Human-in-the-loop as a stop. Not every exit is automatic. A common safety pattern pauses the agent and hands control back to a person before an irreversible action — sending money, deleting data, emailing a customer. That pause is a stop condition too: the loop halts and waits for approval rather than for a counter. It's the most important guard for any agent that can affect the real world.
Where the harder problems live. Detecting "no progress" is genuinely tricky — an agent exploring a dead end can look identical to one doing slow, real work, and a too-eager stuck-detector kills good runs. Multi-agent systems compound this: each sub-agent needs its own budget, and you need a global ceiling so they don't collectively run forever. The durable lesson is the same one experienced builders repeat: design the exits with as much care as the happy path. A great agent is defined as much by knowing when to stop as by what it does while running. From here, revisit the agent loop, agent planning, and whether you even need an agent for this task at all.
FAQ
How does an AI agent know when to stop?
Two ways. The natural stop: the model produces a final text answer (or calls a finish tool) instead of another tool call, signaling the task is done. And the safety stops: hard limits you set in code — max steps, a cost or time budget, or stuck-detection — that end the loop even when the model doesn't stop on its own. Production agents use both.

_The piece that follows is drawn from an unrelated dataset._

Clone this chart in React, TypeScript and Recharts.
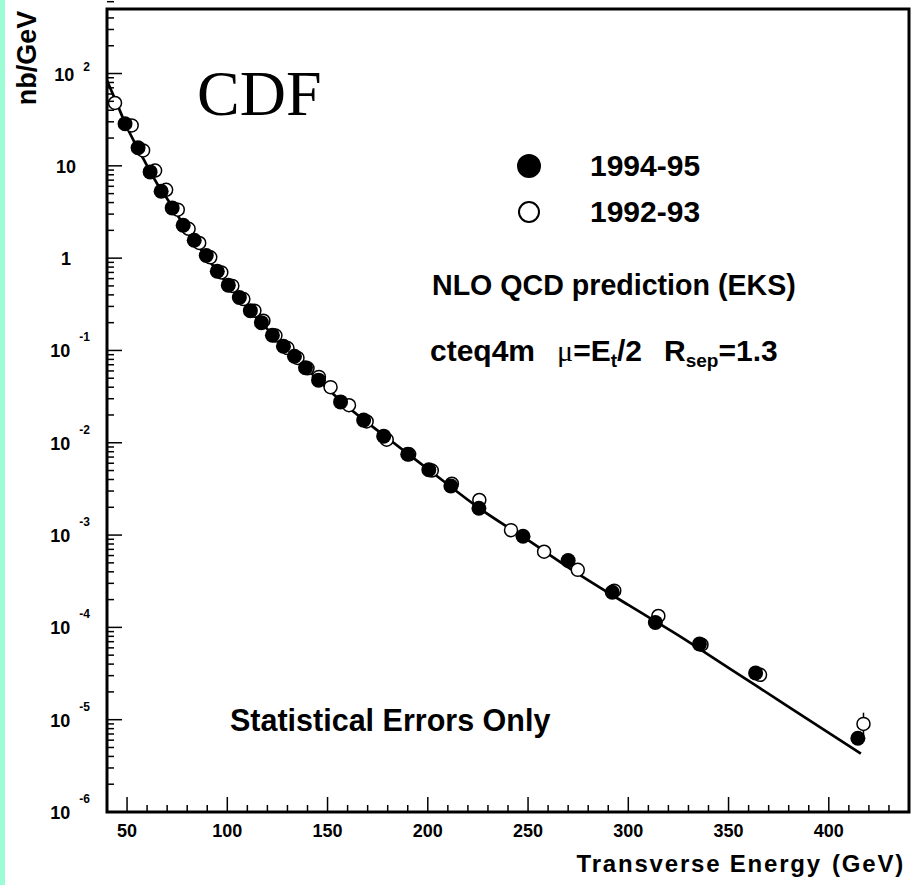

What is a good max iterations limit for an agent?
It depends on the task. A simple lookup needs only 3–8 steps; multi-step research often needs 15–40; coding agents can need 100 or more. Set the ceiling slightly above the worst legitimate run you've observed, so it catches runaways without cutting off normal work, and always pair it with a time or cost budget.
How do I stop an agent from looping forever?
Layer multiple guards. A hard max_steps counter is the baseline. Add a cost or wall-clock budget so a single expensive step can't run wild. Then add repetition detection: if the agent makes the same tool call with the same arguments two or three times in a row, stop and report that it's stuck.
Can I just tell the agent in the prompt to stop after N steps?
No — not as your only defense. Models forget instructions, miscount steps, and can reason their way out of self-imposed limits. A reliable stop condition lives in your host code as a counter the model cannot reach or override. Prompt-level guidance can help, but the enforceable limit must be in code.
What should an agent return when it hits a stop limit?
A clean, explainable result — never a crash or an empty response. Return either the best partial answer it has plus a note that it was cut short, or a clear error like "reached max steps without finishing." A good pattern is to warn the agent when it's near the limit so it can summarize and finish gracefully instead of being killed mid-thought.